>>8874
>>8922
>I do this, like, professionally.
>I done rookie mistake. Derp.
In summation, Endchan's following an honored historic path of image-boards. Fuckups and all, this is the real deal.
Before I begin please note I'm not lecturing here. I have my share of stupid technical fuckups to boast of as well.
My lifetime batting average for HDA data recovery, covering everything from file system corruption, to hardware failure, to malware and virus mitigation, and my own stupidity, is about eight in ten. Once drive encryption became widespread I dropped out of the recovery business. Even the most unsympathetic and brain-dead of corporate management could no longer throw around the old standby: "I don't care if you can't figure this out. Figure it out!" Nothing else trumps: "drive is encrypted; drive is unrecoverable." Today you either have adequate backups, or you have nothing.

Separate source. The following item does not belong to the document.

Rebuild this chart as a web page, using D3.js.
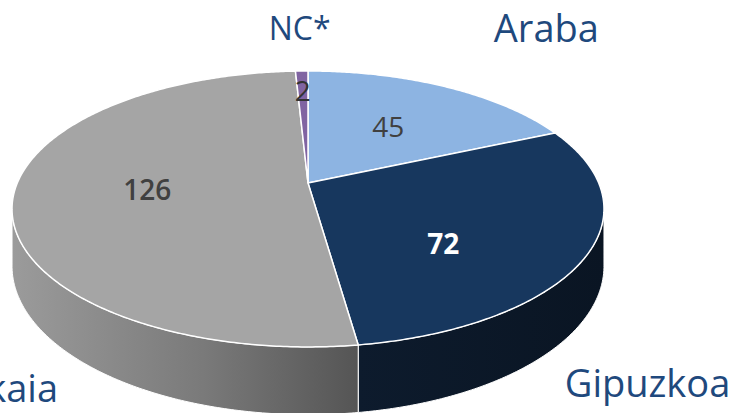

Launching an image-board is a classic exercise of youthful hope in the face of experience. For the last year or two, I have been casting about for better reasons to do so. The only solid motivation I have found is in the technical challenge and educational value of maintaining a service in an adversarial environment. Any slap-ass can throw up a web server only to see it hijacked, or blown offline with digitally predictable precision. Endchan's crew wanted to do things right, and do things well, from the get go. My reason for highlighting such is as a warning to all: barnstorming their way through one of the most unforgiving of I.T. environments known, I suspect Endchan's founders have demonstrated their abilities to their own satisfaction. This well of educational experience is drying up for them.
Of those paying attention for the last six months, Endchan clearly suffered from two unfulfilled needs. Money being the first, always a perennial problem of all BBSes. The second is a need to expand the administration. Not a change of ownership per se, not yet, but global volunteers specifically. In a world of highly nomadic user groups who view any Chan merely as an alternative packet transport service, easily replaced at a moments notice, I see no solution. We may only hope Odilitime, et. al., continue to find some continuing value in their existentialist enterprise.
>Balrog said we should take it to a vote and let you guys decide.
I would like to see the site restored, or restored to the greatest extent possible. Beyond that, I would like to see the site continue. I'm pretty sure that's the majority opinion (at least among the limited set of people who care) and nothing more may we ask of you.